Para Gerônimo, o segredo está em técnicas que prolongam a vida útil dos ingredientes e aprofundam seus sabores. “Maturar um peixe é respeitar quem o pescou. A gente reduz o desperdício e ainda ganha em textura, intensidade e identidade no prato”, explica. No Ocyá, nada se perde: escamas, peles, fígados e espinhas também viram comida — e cultura. “Desperdício zero talvez seja inalcançável, mas a gente trabalha como se fosse possível”, resume.

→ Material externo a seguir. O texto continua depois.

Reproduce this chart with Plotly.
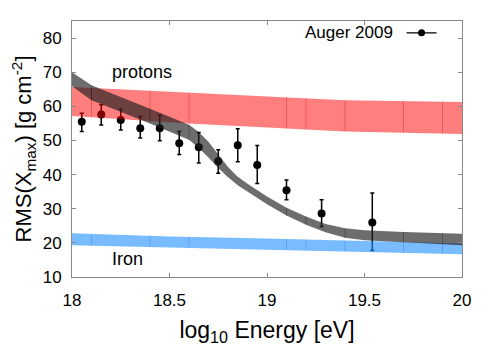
import numpy as np
import plotly.graph_objects as go

# Auger 2009 data
auger_x = [18.05, 18.15, 18.25, 18.35, 18.45, 18.55, 18.65, 18.75, 18.85, 18.95, 19.10, 19.28, 19.54]
auger_y = [55.5, 57.6, 56.0, 53.6, 53.6, 49.2, 48.0, 43.9, 48.6, 42.8, 35.4, 28.6, 26.0]
auger_hi = [58.0, 60.5, 59.2, 57.0, 57.4, 52.6, 52.3, 47.3, 53.4, 48.5, 38.4, 32.6, 34.6]
auger_lo = [52.6, 54.5, 53.1, 50.7, 49.9, 45.9, 43.4, 40.4, 43.8, 37.4, 32.6, 24.8, 17.8]

# Proton band
prot_x = [18.0, 18.6, 18.91, 19.4, 20.0]
prot_up = [65.7, 64.0, 63.0, 61.8, 61.3]
prot_lo = [57.2, 55.0, 54.1, 52.6, 51.9]

# Iron band
iron_x = [18.0, 18.5, 19.0, 19.5, 20.0]
iron_up = [22.8, 21.9, 21.3, 20.5, 19.8]
iron_lo = [19.3, 18.6, 18.0, 17.4, 16.7]

# Mixed composition band
mix_x = [18.0, 18.1, 18.4, 18.6, 18.65, 18.7, 18.75, 18.8, 18.85, 18.9, 19.0, 19.1, 19.2, 19.3, 19.4, 19.5, 19.7, 19.9, 20.0]
mix_up = [70.0, 66.2, 59.3, 54.6, 52.5, 49.6, 45.9, 42.2, 39.4, 37.3, 33.6, 30.3, 27.7, 25.5, 24.3, 23.7, 23.2, 22.9, 22.7]
mix_lo = [65.9, 61.8, 55.0, 50.2, 47.8, 45.0, 41.9, 39.2, 36.9, 35.1, 31.3, 28.0, 25.3, 23.1, 21.5, 20.8, 20.2, 19.6, 19.3]

seg_x = [18.1, 18.4, 18.6, 19.1, 19.2, 19.4, 19.7, 19.9]

x_ticks = [18, 18.5, 19, 19.5, 20]
y_ticks = [10, 20, 30, 40, 50, 60, 70, 80]

FONT = "Liberation Sans, Arial, sans-serif"

fig = go.Figure()

# data points first (bands drawn over them)
fig.add_trace(go.Scatter(
    x=auger_x, y=auger_y, mode="markers", name="Auger 2009",
    marker=dict(color="black", size=8),
    error_y=dict(type="data", symmetric=False,
                 array=[h - v for h, v in zip(auger_hi, auger_y)],
                 arrayminus=[v - l for l, v in zip(auger_lo, auger_y)],
                 color="black", thickness=1.5, width=2),
    showlegend=False,
))
# legend key (line + marker); the label is drawn as an annotation to its left
fig.add_trace(go.Scatter(
    x=[None], y=[None], mode="markers+lines", name=" ",
    line=dict(color="black", width=1.2),
    marker=dict(color="black", size=7), showlegend=True,
))


def band(xs, up, lo, color, linecolor):
    fig.add_trace(go.Scatter(
        x=list(xs) + list(xs[::-1]), y=list(up) + list(lo[::-1]),
        fill="toself", fillcolor=color, mode="lines",
        line=dict(width=0, color=color), hoverinfo="skip", showlegend=False,
    ))
    for sx in seg_x:
        u = float(np.interp(sx, xs, up))
        l = float(np.interp(sx, xs, lo))
        fig.add_trace(go.Scatter(
            x=[sx, sx], y=[l, u], mode="lines",
            line=dict(width=1, color=linecolor), hoverinfo="skip", showlegend=False,
        ))


band(iron_x, iron_up, iron_lo, "rgba(30,144,255,0.6)", "rgba(0,90,220,0.25)")
band(prot_x, prot_up, prot_lo, "rgba(255,0,0,0.5)", "rgba(200,0,0,0.3)")
band(mix_x, mix_up, mix_lo, "rgba(30,30,30,0.65)", "rgba(0,0,0,0.25)")

axis_common = dict(
    showline=True, linecolor="#888888", linewidth=1, mirror="ticks",
    ticks="inside", ticklen=4, tickcolor="#888888", tickwidth=1,
    showgrid=False, zeroline=False,
    tickfont=dict(family=FONT, size=17, color="black"),
)

fig.update_xaxes(range=[18, 20], tickvals=x_ticks, ticktext=[str(v) for v in x_ticks],
                 title=dict(text="log<sub>10</sub> Energy [eV]",
                            font=dict(family=FONT, size=23, color="black"), standoff=12),
                 ticklabelstandoff=8, **axis_common)
fig.update_yaxes(range=[10, 85], tickvals=y_ticks,
                 title=dict(text="RMS(X<sub>max</sub>) [g cm<sup>-2</sup>]",
                            font=dict(family=FONT, size=22, color="black"), standoff=6),
                 ticklabelstandoff=6, **axis_common)

fig.add_annotation(x=18.36, y=70.2, text="protons", showarrow=False,
                   font=dict(family=FONT, size=18, color="black"))
fig.add_annotation(x=18.285, y=15.2, text="Iron", showarrow=False,
                   font=dict(family=FONT, size=18, color="black"))
fig.add_annotation(x=19.42, y=81.5, text="Auger 2009", showarrow=False,
                   font=dict(family=FONT, size=17, color="black"))

# the page body adds an 8px offset, so the figure is drawn 8px smaller
fig.update_layout(
    width=492, height=353,
    margin=dict(l=64, r=38, t=10, b=84),
    plot_bgcolor="white", paper_bgcolor="white",
    legend=dict(x=0.845, y=0.954, xanchor="left", yanchor="middle",
                bgcolor="rgba(0,0,0,0)", font=dict(size=12), itemwidth=30),
    showlegend=True,
)

fig.write_html("out.html")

Gerônimo Athuel, chef do Ocyá — Foto: Divulgação/Ocyá
Gerônimo Athuel, chef do Ocyá — Foto: Divulgação/Ocyá

Na outra ponta da cadeia, empresas também têm papel fundamental nessa transformação. A Ticket, por exemplo, aposta na informação e em parcerias com sua rede de restaurantes credenciados. Jean Castro, diretor de rede de estabelecimentos da marca, destaca que 91% dos brasileiros se preocupam com o desperdício de alimentos, segundo a pesquisa Barômetro, realizada pela empresa. “Esse dado reforça o quanto práticas sustentáveis são valorizadas — e como podem se tornar um diferencial competitivo para os estabelecimentos.”

Entre as iniciativas incentivadas estão o uso de porções com tamanhos variados, o aproveitamento total dos ingredientes e o oferecimento de embalagens para levar as sobras. A empresa também apoia projetos como o Mercado Diferente, foodtech que comercializa alimentos fora dos padrões estéticos, mas próprios para consumo. “Queremos aumentar o acesso à alimentação de qualidade e combater o desperdício”, afirma Jean.

Esse olhar mais consciente sobre o que comemos também passa por ações educativas e comunitárias. O Sesc-SP, por exemplo, trabalha o tema em suas unidades por meio de oficinas, hortas, feiras e vivências sobre agroecologia, alimentação saudável e compostagem. Já o Instituto Comida do Amanhã promove debates e projetos sobre sistemas alimentares sustentáveis, destacando que comer também é um ato político — e coletivo. O instituto participou recentemente do Festival Comida no Prato, realizado em São Paulo, que conectou agricultores, cozinheiros e consumidores com foco em alimentação responsável.

Jean Castro, diretor de Rede de Estabelecimentos da Ticket — Foto: Reprodução/Ticket
Jean Castro, diretor de Rede de Estabelecimentos da Ticket — Foto: Reprodução/Ticket

Do lado de quem faz a cidade brotar, hortas urbanas como a da Vila Anglo, na zona oeste de São Paulo, cultivam alimentos livres de agrotóxicos e ajudam a aproximar o alimento de quem vive nos centros urbanos. Em paralelo, iniciativas como a Cooperativa Faz a Feira e a Morada da Floresta recolhem resíduos orgânicos de restaurantes e condomínios para compostar, transformando o que seria lixo em adubo — e fechando o ciclo da alimentação com menos impacto.

Apesar dos avanços, os desafios ainda são muitos. Segundo Gerônimo, a cadeia da pesca artesanal enfrenta falta de estrutura, logística e incentivo. “Nem todo cliente entende o que está por trás de uma escolha mais consciente. Mas a gente insiste. Insiste em tratar bem cada ingrediente, em respeitar quem pesca, em fazer da prática uma forma de resistência.”

O futuro, para ele, depende de união — entre cozinhas, produtores, consumidores e políticas públicas. “A gastronomia sustentável ainda está começando a encontrar seu caminho no Brasil. Mas ele existe. E é delicioso.”